Open CaedenMotley opened 9 months ago
I guess a better question here is if there is anyway to receive the pixel data in relation to features before it is normalized and attributed to a patch rather than the pixels themselves. @patricklabatut I was wondering if you may be able to provide insight on this task. Thank you!
I'm not sure I understand what you're trying to do, but if you wanted something like a 'per-pixel feature vector', the most straight-forward way would be to reshape the patch tokens back into an image-like tensor (e.g. turn 1x225x1024 into 1x15x15x1024) and then interpolate that up to 210x210x1024.
The code would be something like
# Assume we have patch tokens (1x225x1024)
patch_tokens
# Convert to 1x1024x15x15
# (need height & width in the last spots for interpolation)
imagelike_tokens = patch_tokens.view(1,15,15,-1).permute(0,3,1,2)
# Scale up to 'per-pixel' sizing
# (has shape 1x1024x210x210)
perpixel_tokens = torch.nn.functional.interpolate(
imagelike_tokens,
size = (210,210),
mode="blinear"
)
I might have the reshaping/ordering wrong, I guess it depends on how the patch tokens were flattened to begin with, but hopefully the idea makes sense.
@heyoeyo That is what I am currently doing but the issue here is that it applies the same patch data to all the pixels rather than the pixels having their own individual features. I am trying to get back pixel features from dinov2 rather than patch features. Put simply upsampling does map the patch feature to pixels but each pixel will just have the same features as the patch; not their own unique features.
As far as I understand, the whole reason for the patch embedding is to reduce the number of unique 'pixels' that the model works on, since transformer-based models scale quadratically with the number of inputs. So going from a 14px patch size to a 1px (i.e. per-pixel) patch would require 14^2 ~ 200 times more compute and memory, which isn't feasible to run/train on current hardware. That being said, you could try reducing the patch size down to 1px (or as low as your hardware can handle) and get features that way? Although the existing model weights & positional embeddings aren't trained for that kind of input, so without additional training, the outputs may not make sense.
Alternatively, you could try using convolution-based models, since they scale better. I think something like a U-net model should be able to generate a dense per-pixel output.
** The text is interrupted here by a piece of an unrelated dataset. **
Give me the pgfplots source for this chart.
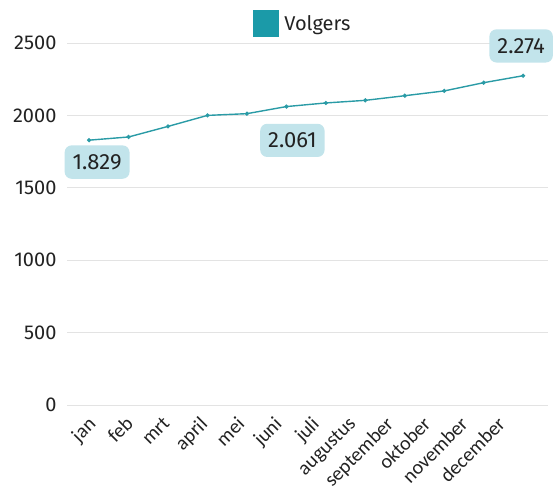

As far as I understand, the whole reason for the patch embedding is to reduce the number of unique 'pixels' that the model works on, since transformer-based models scale quadratically with the number of inputs. So going from a 14px patch size to a 1px (i.e. per-pixel) patch would require 14^2 ~ 200 times more compute and memory, which isn't feasible to run/train on current hardware. That being said, you could try reducing the patch size down to 1px (or as low as your hardware can handle) and get features that way? Although the existing model weights & positional embeddings aren't trained for that kind of input, so without additional training, the outputs may not make sense.
Alternatively, you could try using convolution-based models, since they scale better. I think something like a U-net model should be able to generate a dense per-pixel output.
Hello, I want to know if the patch is in original space. I mean, the image is patched and fed into model. The patch has its own spatial relationship. If this spatial relation can be recall in the embedding like shape (1,225,1024)? Can I just rearrange it with its own order?
Hello, I want to know if the patch is in original space
I'm not sure what you mean by 'original space', but as you mentioned, the patches do have their own spatial relationship. They're basically a smaller (in terms of width & height) version of the original input image.
The output of the patch embedding model usually converts the patches from an 'image-like' shape into a 'rows of tokens' shape (here's a simple example diagram), which is more convenient for the vision transformer, but makes the spatial relationship harder to follow.
If you'd like to re-arrange the patches from the 'rows of tokens' format back into something like an image, you can copy the code from the patch embedding model:
image_like_patches = rows_of_patches.reshape(-1, H, W, C)
Where W
and H
are the original width & height of the patches (for dinov2, this will be equal to the input image width or height divided by 14) and C
is the number of features per patch (aka the 'embedding dimension'), which varies by model (I think it's 384/768/1024 for vit small/base/large, for example).
I am trying to retrieve the pixel data in relation to features rather than patches in relation to features. My issue is that I can not seem to find a way to receive the original pixel data contained within the patches. for example when a 210 x 210 image is passed through it will return a "x_norm_patchtokens" tensor of shape (1,225,1024). I would like to somehow transform this to be (210 x 210 x 1024) using the pixels contained within each patch rather than just the patch as a singular element. My original thought was to reshape into (√(225 x 14^2), √(225 x 14^2), 1024) but this will obviously yield a size much greater than the original tensor. Is this retrieval possible and if so any help as to how would be greatly appreciated. Thank you!